Pete’s Dragon: For Pete’s sake

The animated dragon in Pete’s Dragon never quite melds with the environment, especially with the humans, and in another film, it’d be tempting to think of this as a flaw. But here, this incongruity is almost sort of the point. Elliott, the dragon, is among the most docile ever seen in cinema, and not just when it comes to the portrayal of dragons. Its green fur is almost grassy in texture, and one of its canines is chipped, likely the result of a harmless hop gone wrong. At all times, Elliott, the dragon, reminded me of a golden retriever pup. From how it exposes its belly when sleeping to the ungainly way in which it descends to the ground each time to how easily it gets distracted by butterflies and garden sprinklers. It’s not at all surprising then that the film’s opening line is, “This is the story of a puppy called Elliott.”
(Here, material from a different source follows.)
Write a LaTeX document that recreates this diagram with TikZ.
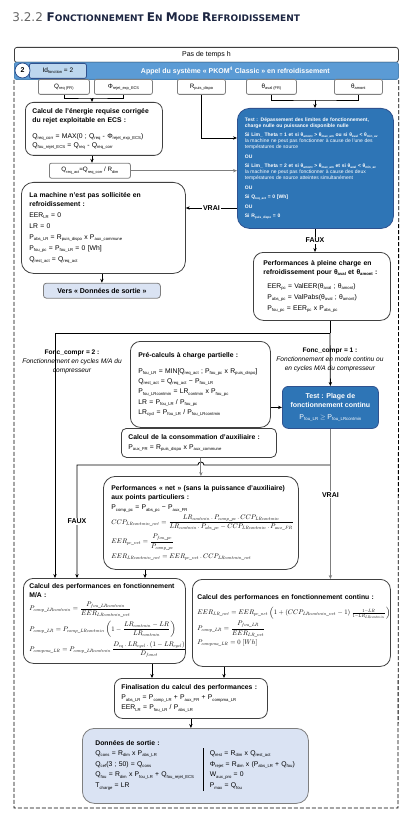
\documentclass[tikz,border=0pt]{standalone}
\usepackage[no-math]{fontspec}
\setmainfont{Liberation Sans}
\newfontfamily\titlefont{DejaVu Sans}
\usepackage{amsmath}
\usetikzlibrary{arrows.meta, positioning}

\DeclareFontShape{OML}{cmm}{m}{it}{<->cmmi10}{\skewchar\font=127}
\DeclareFontShape{OMS}{cmsy}{m}{n}{<->cmsy10}{\skewchar\font=48}
\DeclareFontShape{OT1}{cmr}{m}{n}{<->cmr10}{}
\DeclareMathSizes{6.8}{6.7}{4.6}{3.7}
\definecolor{bande}{HTML}{5B9BD5}
\definecolor{bleutest}{HTML}{2E75B6}
\definecolor{bordbleu}{HTML}{2F528F}
\definecolor{idclair}{HTML}{BDD7EE}
\definecolor{fondsortie}{HTML}{DAE3F3}
\definecolor{gristrait}{HTML}{7F7F7F}
\definecolor{titrenoir}{HTML}{1C2541}
\hyphenpenalty=10000
\exhyphenpenalty=10000
\makeatletter
\newcommand{\sbs}[1]{\raisebox{-0.2em}{\fontsize{\strip@pt\dimexpr0.62\dimexpr\f@size pt\relax\relax}{1}\selectfont #1}}
\makeatother
\newcommand{\jline}[1]{\makebox[\hsize][s]{#1}}
\newcommand{\petitcap}[2]{{\fontsize{12}{14}\selectfont #1}#2}

\begin{document}
\begin{tikzpicture}[x=1pt, y=-1pt, line width=0.8pt, >={Stealth[length=4pt,width=3.4pt]},
  box/.style={draw=black!75, fill=white, rounded corners=10pt, anchor=north west, align=left, inner xsep=8pt, font=\fontsize{6.8}{9}\selectfont},
  entree/.style={draw=gristrait, fill=white, rounded corners=2pt, anchor=north west, inner sep=0pt, minimum height=15pt, font=\fontsize{6.3}{7}\selectfont},
  bleu/.style={draw=bordbleu, fill=bleutest, text=white, anchor=north west},
  clairbox/.style={draw=gristrait, fill=fondsortie, anchor=north west},
  lbl/.style={fill=white, inner sep=1pt, font=\fontsize{7}{8}\selectfont\bfseries},
  fonc/.style={align=center, font=\fontsize{6.6}{9}\selectfont}]

\useasboundingbox (0,0) rectangle (415,826);

\node[anchor=base west, inner sep=0pt, text=titrenoir] (Titre) at (12,22) {\titlefont{\color{black!60}\fontsize{12}{14}\selectfont 3.2.2 }\bfseries\fontsize{9}{11}\selectfont\petitcap{F}{ONCTIONNEMENT} \petitcap{E}{N} \petitcap{M}{ODE} \petitcap{R}{EFROIDISSEMENT}};

\node[draw=black!75, fill=white, rounded corners=2.5pt, anchor=north west, minimum width=384pt, minimum height=15pt, inner sep=0pt, font=\fontsize{7}{8}\selectfont] (Pas) at (14,47) {Pas de temps h};
\node[draw=bande!85!black, fill=bande, rounded corners=2pt, anchor=north west, minimum width=384pt, minimum height=17pt, inner sep=0pt, text=white, font=\fontsize{7}{8}\selectfont\bfseries] (Appel) at (14,62) {\hspace*{58pt}Appel du système « PKOM\textsuperscript{4} Classic » en refroidissement};
\node[draw=bordbleu, fill=idclair, rounded corners=2pt, anchor=north west, minimum width=57pt, minimum height=15pt, inner sep=0pt, font=\fontsize{6.5}{7}\selectfont] (Id) at (29,63) {Id\sbs{fonction} = 2};
\node[circle, draw=bordbleu, fill=white, minimum size=15pt, inner sep=0pt, font=\fontsize{7}{8}\selectfont\bfseries] (Num) at (22.5,70.5) {2};

\draw[dash pattern=on 4pt off 2pt] (Appel.south west) -- (14,808) -- (398,808) -- (Appel.south east);

\node[entree, minimum width=51pt] (Qreq) at (38,79) {Q\sbs{req (FR)}};
\node[entree, minimum width=58pt] (Phi) at (94,79) {Φ\sbs{rejet\_exp\_ECS}};
\node[entree, minimum width=48pt] (Rpd) at (177,79) {R\sbs{puis\_dispo}};
\node[entree, minimum width=50pt] (Tav) at (246,79) {θ\sbs{aval (FR)}};
\node[entree, minimum width=48pt] (Tam) at (334,79) {θ\sbs{amont}};

\node[box, rounded corners=8pt, inner xsep=7pt, text width=123pt, minimum height=53pt] (Calc) at (25,102) {\textbf{Calcul de l'énergie requise corrigée}\\ \textbf{du rejet exploitable en ECS :}\\[7pt] Q\sbs{req\_corr} = MAX(0 ; Q\sbs{req} - Φ\sbs{rejet\_exp\_ECS})\\ Q\sbs{fou\_rejet\_ECS} = Q\sbs{req} - Q\sbs{req\_corr}};
\node[entree, minimum width=81pt, below=7pt of Calc, xshift=-4pt] (Qact) {Q\sbs{req\_act}=Q\sbs{req\_corr} / R\sbs{dim}};

\node[bleu, rounded corners=12pt, align=left, text width=141pt, inner xsep=7.5pt, minimum height=120pt, font=\fontsize{5}{6}\selectfont] (Test) at (237,108) {\jline{\bfseries Test : Dépassement des limites de fonctionnement,}\\ \textbf{charge nulle ou puissance disponible nulle}\\[3.5pt]
\jline{\bfseries Si Lim\_ Theta = 1 et si θ\sbs{amont} > θ\sbs{max\_am} ou si θ\sbs{aval} < θ\sbs{min\_av}}\\ \jline{la machine ne peut pas fonctionner à cause de l'une des}\\ températures de source\\[3.5pt]
\textbf{OU}\\[3.5pt]
\jline{\bfseries Si Lim\_ Theta = 2 et si θ\sbs{amont} > θ\sbs{max\_am} et si θ\sbs{aval} < θ\sbs{min\_av}}\\ \jline{la machine ne peut pas fonctionner à cause des deux}\\ températures de source atteintes simultanément\\[3.5pt]
\textbf{OU}\\[3.5pt]
\textbf{Si Q\sbs{req\_act} = 0 [Wh]}\\[3.5pt]
\textbf{OU}\\[3.5pt]
\textbf{Si R\sbs{puis\_dispo} = 0}};

\node[box, rounded corners=12pt, text width=148pt, minimum height=91pt] (Mach) at (21,182) {\textbf{La machine n'est pas sollicitée en}\\ \textbf{refroidissement :}\\[2pt] EER\sbs{LR} = 0\\[2pt] LR = 0\\[2pt] P\sbs{abs\_LR} = R\sbs{puis\_dispo} x P\sbs{aux\_commune}\\[2pt] P\sbs{fou\_pc} = P\sbs{fou\_LR} = 0 [Wh]\\[2pt] Q\sbs{rest\_act} = Q\sbs{req\_act}};
\node[clairbox, rounded corners=3pt, minimum width=117pt, minimum height=15pt, inner sep=0pt, font=\fontsize{7}{8}\selectfont\bfseries, below=9pt of Mach, xshift=-1.5pt] (Vers) {Vers « Données de sortie »};

\node[box, inner xsep=10pt, text width=117pt, minimum height=68pt] (Pc) at (253,252) {\textbf{Performances à pleine charge en}\\ \textbf{refroidissement pour θ\sbs{aval} et θ\sbs{amont} :}\\[5pt] \hspace*{4pt}EER\sbs{pc} = ValEER(θ\sbs{aval} ; θ\sbs{amont})\\[2pt] \hspace*{4pt}P\sbs{abs\_pc} = ValPabs(θ\sbs{aval} ; θ\sbs{amont})\\[2pt] \hspace*{4pt}P\sbs{fou\_pc} = EER\sbs{pc} x P\sbs{abs\_pc}};

\node[fonc] (F2) at (72,362) {\textbf{Fonc\_compr = 2 :}\\ \textit{Fonctionnement en cycles M/A du}\\ \textit{compresseur}};
\node[fonc] (F1) at (330,360) {\textbf{Fonc\_compr = 1 :}\\ \textit{Fonctionnement en mode continu ou}\\ \textit{en cycles M/A du compresseur}};

\node[box, text width=124pt, minimum height=86pt] (Pre) at (130,341) {\textbf{Pré-calculs à charge partielle :}\\[7pt] P\sbs{fou\_LR} = MIN[Q\sbs{req\_act} ; P\sbs{fou\_pc} x R\sbs{puis\_dispo}]\\[1.3pt] Q\sbs{rest\_act} = Q\sbs{req\_act} − P\sbs{fou\_LR}\\[1.3pt] P\sbs{fou\_LRcontmin} = LR\sbs{contmin} x P\sbs{fou\_pc}\\[1.3pt] LR = P\sbs{fou\_LR} / P\sbs{fou\_pc}\\[1.3pt] LR\sbs{cycl} = P\sbs{fou\_LR} / P\sbs{fou\_LRcontmin}};
\node[box, rounded corners=5pt, inner xsep=7pt, text width=141pt, minimum height=29pt] (Aux) at (121,428) {\textbf{Calcul de la consommation d'auxiliaire :}\\[1pt] P\sbs{aux\_FR} = R\sbs{puis\_dispo} x P\sbs{aux\_commune}};
\node[bleu, rounded corners=6pt, minimum width=96pt, minimum height=42pt, align=center, inner sep=0pt, font=\fontsize{7}{9}\selectfont] (Plage) at (282,386) {\textbf{Test : Plage de}\\ \textbf{fonctionnement continu}\\[3pt] P\sbs{fou\_LR} $\geq$ P\sbs{fou\_LRcontmin}};

\node[box, rounded corners=12pt, text width=179pt, minimum height=93pt] (Net) at (103,476) {\textbf{Performances « net » (sans la puissance d'auxiliaire)}\\ \textbf{aux points particuliers :}\\[1pt]
P\sbs{comp\_pc} = P\sbs{abs\_pc} − P\sbs{aux\_FR}\\[2pt]
\mbox{$CCP_{LRcontmin\_net}=\dfrac{LR_{contmin}\,.\,P_{comp\_pc}\,.\,CCP_{LRcontmin}}{LR_{contmin}\,.\,P_{abs\_pc}-CCP_{LRcontmin}\,.\,P_{aux\_FR}}$}\\[2.5pt]
\mbox{$EER_{pc\_net}=\dfrac{P_{fou\_pc}}{P_{comp\_pc}}$}\\[2.5pt]
\mbox{$EER_{LRcontmin\_net}=EER_{pc\_net}\,.\,CCP_{LRcontmin\_net}$}};

\node[box, rounded corners=10pt, inner xsep=6pt, text width=150pt, minimum height=85pt] (MA) at (23,578) {\textbf{Calcul des performances en fonctionnement}\\ \textbf{M/A :}\\[2.5pt]
\mbox{$P_{comp\_LRcontmin}=\dfrac{P_{fou\_LRcontmin}}{EER_{LRcontmin\_net}}$}\\[3pt]
\mbox{$P_{comp\_LR}=P_{comp\_LRcontmin}\left(1-\dfrac{LR_{contmin}-LR}{LR_{contmin}}\right)$}\\[3pt]
\mbox{$P_{compma\_LR}=P_{comp\_LRcontmin}\,\dfrac{D_{eq}\,.\,LR_{cycl}\,.\left(1-LR_{cycl}\right)}{D_{fonct}}$}};
\node[box, rounded corners=10pt, inner xsep=5pt, text width=188pt, minimum height=87pt] (Cont) at (192,579) {\textbf{Calcul des performances en fonctionnement continu :}\\[5pt]
\mbox{$EER_{LR\_net}=EER_{pc\_net}\left(1+\left(CCP_{LRcontmin\_net}-1\right)\frac{1-LR}{1-LR_{LRcontmin}}\right)$}\\[1pt]
\mbox{$P_{comp\_LR}=\dfrac{P_{fou\_LR}}{EER_{LR\_net}}$}\\[1pt]
\mbox{$P_{compma\_LR}=0\;[Wh]$}\\[-2pt]\mbox{}};

\node[box, rounded corners=8pt, inner xsep=7pt, text width=139pt, minimum height=40pt] (Fin) at (114,678) {\textbf{Finalisation du calcul des performances :}\\[1pt] P\sbs{abs\_LR} = P\sbs{comp\_LR} + P\sbs{aux\_FR} + P\sbs{compma\_LR}\\[1pt] EER\sbs{LR} = P\sbs{fou\_LR} / P\sbs{abs\_LR}};

\node[clairbox, rounded corners=12pt, inner xsep=13pt, text width=200pt, minimum height=75pt, align=left, font=\fontsize{6.8}{9}\selectfont] (Sortie) at (82,728) {\textbf{Données de sortie :}\\[1pt]
\renewcommand{\arraystretch}{1.2}\setlength{\arrayrulewidth}{0.8pt}%
\begin{tabular}{@{}p{102pt}@{\hspace{6pt}}|@{\hspace{6pt}}l@{}}
Q\sbs{cons} = R\sbs{dim} x P\sbs{abs\_LR} & Q\sbs{rest} = R\sbs{dim} x Q\sbs{rest\_act}\\
Q\sbs{cef}(3 ; 50) = Q\sbs{cons} & Φ\sbs{rejet} = R\sbs{dim} x (P\sbs{abs\_LR} + Q\sbs{fou})\\
Q\sbs{fou} = R\sbs{dim} x P\sbs{fou\_LR} + Q\sbs{fou\_rejet\_ECS} & W\sbs{aux\_pro} = 0\\
T\sbs{charge} = LR & P\sbs{max} = Q\sbs{fou}
\end{tabular}};

\coordinate (J1) at (92,98);
\coordinate (J2) at (315,100);
\coordinate (R1) at (0,138);
\coordinate (V1) at (0,208);
\coordinate (B1) at (330,333);
\coordinate (B2) at (55,333);
\coordinate (B3) at (330,465);
\coordinate (B4) at (77,465);
\coordinate (H1) at (Net.north |- B3);
\coordinate (X1) at (145,0);
\coordinate (X2) at (152,0);
\coordinate (X3) at (224,0);

\draw (Qreq.south) |- (J1) -| (Phi.south);
\draw[->] (J1) -- (J1 |- Calc.north);
\draw (Tav.south) |- (J2) -| (Tam.south);
\draw[->] (J2) -- (J2 |- Test.north);
\draw[->] (Rpd.south) |- (Test.west |- R1);
\draw[->] (J1 |- Calc.south) -- (J1 |- Qact.north);
\draw[->, draw=gristrait, line width=1pt] (Qact.east) -- (Qact.east -| Test.west);
\draw[->] (Test.west |- V1) -- node[lbl]{VRAI} (Mach.east |- V1);
\draw[->] (Vers.north |- Mach.south) -- (Vers.north);
\draw[->] (J2 |- Test.south) -- node[lbl]{FAUX} (J2 |- Pc.north);
\draw (B1 |- Pc.south) -- (B1);
\draw[->] (B1) -- (Plage.north);
\draw[->] (B1) -- (B2) -- (B2 |- MA.north);
\draw[->] (Plage.west -| Pre.east) -- (Plage.west);
\draw[->, draw=gristrait, line width=1pt] (Plage.south) -- node[lbl, pos=0.44]{VRAI} (Plage.south |- Cont.north);
\draw[->] (B3) -- ([xshift=3pt]H1) arc[start angle=0, end angle=180, radius=3pt] -- (B4) -- node[lbl]{FAUX} (B4 |- MA.north);
\draw[->, draw=gristrait, line width=1pt] (Net.north |- Aux.south) -- (Net.north);
\draw[->] (Net.south -| X1) -- (MA.north -| X1);
\draw[->] (MA.south -| X2) -- (Fin.north -| X2);
\draw[->] (Cont.south -| X3) -- (Fin.north -| X3);
\draw[->] (Fin.south) -- (Fin.south |- Sortie.north);
\end{tikzpicture}
\end{document}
Where there is a puppy — er, a dragon — there is a child, of course. In this case, a ten-year-old Pete, who’s had a Mowgli-esque upbringing in the depths of the jungle, and so, growls and grunts better than he talks. The Jungle Book’s not the only film Pete’s Dragon reminds you of. The attempts at capturing the dragon reminded me a lot of King Kong. What is fiercely, uniquely the film’s though is its milieu: An 80’s under-populated American town whose residents seem to know each other quite well, and whose sheriff isn’t as much feared as he is thought of as a helpful cohabitant. I loved the story’s small-town appeal, its lack of ambition. The harmony of the town is why it doesn’t seem odd at all when forest ranger, Grace Meacham (Bryce Dallas Howard), welcomes Pete into her home, despite already having a young daughter. You’d expect nothing less from such a community.

Genre: Fantasy Adventure
Director: David Lowery
Cast: Bryce Dallas Howard, Oakes Fegley, Robert Redford
Storyline: The adventures of a boy and his dragon

Pete’s Dragon is a Disney film, and as you can imagine, almost every character is good. Even the evil Gavin (Karl Urban), that horrible lumberjack who feels no guilt about operating in the protected areas of the forest, has no great agenda, no destructive plan. As he says towards the end, “I haven’t really thought it through.” When as many characters are shown to be innately decent, it is only natural that sometimes, it all almost seems simplistic. Like when Grace’s father, Mr. Meacham (Robert Redford) — and through him, the director David Lowery — gently rebukes Grace for refusing to believe in the existence of dragons for lack of evidence. But this isn’t the sort of film in which you want to science things up and tell Mr. Meacham that the burden of proof rests on whoever claims the existence of something. The film’s, after all, about magic. In the words of Mr. Meacham himself, “Magic. Nothing else can explain it.”

This is also not a film in which you wind yourself into a knot over minor practical details. So, when Pete is shown labouring over everyday tasks like brushing, and eating a sandwich, you don’t quite wonder why he, who was five at the time of the accident that made him a denizen of the jungle, doesn’t quite remember these tasks. In Pete’s Dragon, it’s the emotional details that truly matter. Like when Pete, unable to bear separation from the dragon, howls like a pained dog. Like when Mr. Meacham, when in the presence of the dragon, looks at his daughter with pride, and asks, “What did I tell you?” Like when the dragon rests with Pete in the great outdoors at dusk and gazes, almost longingly at the northern star. No words are spoken, but eventually, you wonder if Elliott was craving the company of its kind, just like Pete seems to when he investigates Grace’s compass and finds a photo of her family.

The music in Pete’s Dragon is as light and comforting as an evening breeze. The sort of twanging guitar and soulful vocals that make you feel the promise of approaching beauty, that make you want to set out on a trip to the great outdoors in the hope that perhaps, just perhaps, you could spot a dragon too.